Diriez-vous que c’est du mieux avec la gouvernance publique ?

Paul Amégankpo 2La situation en matière de gouvernance publique est encore morose. Il y a certes des avancées parce que les espaces de liberté publique sont ouverts. C’est le premier élément pour favoriser une gouvernance démocratique et participative. Mais cet espace n’est pas bien géré par les autorités publiques parce qu’il y a une relation établie : c’est l’offre et la demande.

Les citoyens demandent les meilleures conditions de gouvernance, les meilleures prestations de service et l’Etat et les gouvernants offrent les meilleurs cadres de participation des citoyens. Mais nous avons senti que l’offre au niveau des gouvernants n’est pas encore bien peaufinée pour qu’elle puisse servir aux citoyens.

Lorsque nous prenons le parlement, c’est seulement au Togo que les activités parlementaires ne sont pas transmises par les médias. Il faut que l’Etat dotent les médias de moyens pour que ce qui se fait au niveau des représentants du peuple soit accessible au peuple directement dans les langues nationales et de la manière la plus simple possible. Ça c’est un frein à la gouvernance.

La cour des comptes qui devrait être l’institution qui rend compte aux citoyens de la manière dont les biens publics sont gérés, aujourd’hui, nous ne savons pas combien les factures coûtent pour l’Etat, ni pour l’électricité, ni pour la résidence de nos gouvernants. Personne ne sait combien dépense le président de la république par an. Des fois dans le budget, on dit que c’est un milliard pour l’électricité mais à la fin, on ne sait pas comment ce milliard est géré et où les factures sont-elles payées. C’est des exemples simples qui concernent les populations.

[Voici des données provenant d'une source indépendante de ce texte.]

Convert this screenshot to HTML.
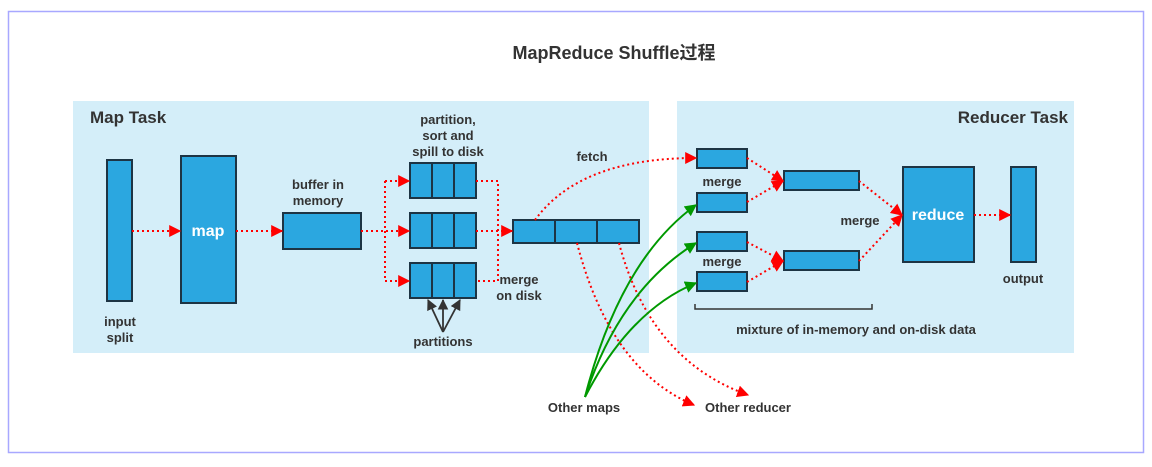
<!DOCTYPE html>
<html><head><meta charset="utf-8"><style>
html,body{margin:0;padding:0;background:#fff;}
svg text{font-family:"Liberation Sans","Noto Sans CJK SC",sans-serif;font-weight:bold;fill:#333;}
</style></head><body>
<svg width="1152" height="462" viewBox="0 0 1152 462" xmlns="http://www.w3.org/2000/svg">
<defs>
<marker id="r" viewBox="0 0 10 10" refX="9" refY="5" markerWidth="6" markerHeight="6" orient="auto" markerUnits="strokeWidth"><path d="M0,0L10,5L0,10z" fill="#f00"/></marker>
<marker id="g" viewBox="0 0 10 10" refX="9" refY="5" markerWidth="6" markerHeight="6" orient="auto" markerUnits="strokeWidth"><path d="M0,0L10,5L0,10z" fill="#090"/></marker>
<marker id="k" viewBox="0 0 10 10" refX="9" refY="5" markerWidth="6" markerHeight="6" orient="auto" markerUnits="strokeWidth"><path d="M0,0L10,5L0,10z" fill="#333"/></marker>
</defs>
<rect x="8.5" y="11.5" width="1135" height="441" fill="#fff" stroke="#a8a8ff" stroke-width="1.5"/>
<text x="614" y="59" font-size="18" text-anchor="middle">MapReduce Shuffle过程</text>
<rect x="73" y="101" width="576" height="252" fill="#d4eef9"/>
<rect x="677" y="101" width="397" height="252" fill="#d4eef9"/>
<text x="90" y="123" font-size="17">Map Task</text>
<text x="1068" y="123" font-size="17" text-anchor="end">Reducer Task</text>
<g fill="#2ba7e0" stroke="#1d3444" stroke-width="2">
<rect x="107" y="160" width="25" height="141"/>
<rect x="181" y="156" width="55" height="147"/>
<rect x="283" y="213" width="78" height="36"/>
<rect x="410" y="163" width="66" height="35"/><rect x="410" y="213" width="66" height="35"/><rect x="410" y="263" width="66" height="35"/>
<rect x="513" y="220" width="126" height="23"/>
<rect x="697" y="149" width="50" height="19"/><rect x="697" y="193" width="50" height="19"/>
<rect x="697" y="232" width="50" height="19"/><rect x="697" y="272" width="50" height="19"/>
<rect x="784" y="171" width="75" height="19"/><rect x="784" y="251" width="75" height="19"/>
<rect x="903" y="167" width="71" height="95"/>
<rect x="1011" y="167" width="25" height="95"/>
</g>
<g stroke="#1d3444" stroke-width="2">
<path d="M432 163v35M454 163v35M432 213v35M454 213v35M432 263v35M454 263v35M555 220v23M597 220v23"/>
</g>
<text x="208" y="236" font-size="16" text-anchor="middle" style="fill:#fff">map</text>
<text x="938" y="220" font-size="16" text-anchor="middle" style="fill:#fff">reduce</text>
<g font-size="13" text-anchor="middle">
<text x="120" y="326">input</text><text x="120" y="342">split</text>
<text x="318" y="189">buffer in</text><text x="318" y="205">memory</text>
<text x="448" y="124">partition,</text><text x="448" y="140">sort and</text><text x="448" y="156">spill to disk</text>
<text x="592" y="161">fetch</text>
<text x="519" y="284">merge</text><text x="519" y="300">on disk</text>
<text x="443" y="346">partitions</text>
<text x="722" y="186">merge</text><text x="722" y="266">merge</text>
<text x="860" y="225">merge</text>
<text x="1023" y="283">output</text>
<text x="856" y="334">mixture of in-memory and on-disk data</text>
<text x="584" y="412">Other maps</text>
<text x="748" y="412">Other reducer</text>
</g>
<path d="M695 304v5h177v-5" fill="none" stroke="#333" stroke-width="1.5"/>
<g stroke="#333" stroke-width="1.8" fill="none" marker-end="url(#k)">
<path d="M443 332L428 300"/><path d="M443 332L443 300"/><path d="M443 332L460 300"/>
</g>
<g stroke="#f00" stroke-width="2" stroke-dasharray="2,3" fill="none">
<path d="M132 231H180" marker-end="url(#r)"/>
<path d="M236 231H282" marker-end="url(#r)"/>
<path d="M361 231H409" marker-end="url(#r)"/>
<path d="M385 181V281"/>
<path d="M385 181H409" marker-end="url(#r)"/>
<path d="M385 281H409" marker-end="url(#r)"/>
<path d="M476 181H498V281H476M476 231H512" marker-end="url(#r)"/>
<path d="M535 220Q580 158 696 158" marker-end="url(#r)"/>
<path d="M577 243Q610 370 694 405" marker-end="url(#r)"/>
<path d="M619 243Q650 360 748 395" marker-end="url(#r)"/>
<path d="M747 158L783 181" marker-end="url(#r)"/>
<path d="M747 202L783 181" marker-end="url(#r)"/>
<path d="M747 242L783 261" marker-end="url(#r)"/>
<path d="M747 282L783 261" marker-end="url(#r)"/>
<path d="M859 181L902 215" marker-end="url(#r)"/>
<path d="M859 261L902 215" marker-end="url(#r)"/>
<path d="M974 215H1010" marker-end="url(#r)"/>
</g>
<g stroke="#090" stroke-width="2" fill="none" marker-end="url(#g)">
<path d="M585 397Q620 260 696 205"/>
<path d="M585 397Q620 290 696 243"/>
<path d="M585 397Q630 310 696 283"/>
</g>
</svg>
</body></html>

Nous avons la question de décentralisation. À partir du moment où nous avons des personnes nommées à la tête de nos collectivités, il ne peut pas avoir une gouvernance participative. C’est des gens pas nécessairement compétents, qui n’ont pas nécessairement une vision, in fine, c’est des gens qui ne rendent pas compte au peuple mais à ceux qui les ont nommés. Comment voudrez-vous qu’ils répondent aux appels et interrogations du peuple? À partir du moment où ce n’est pas encore établi, notre gouvernance est encore morose.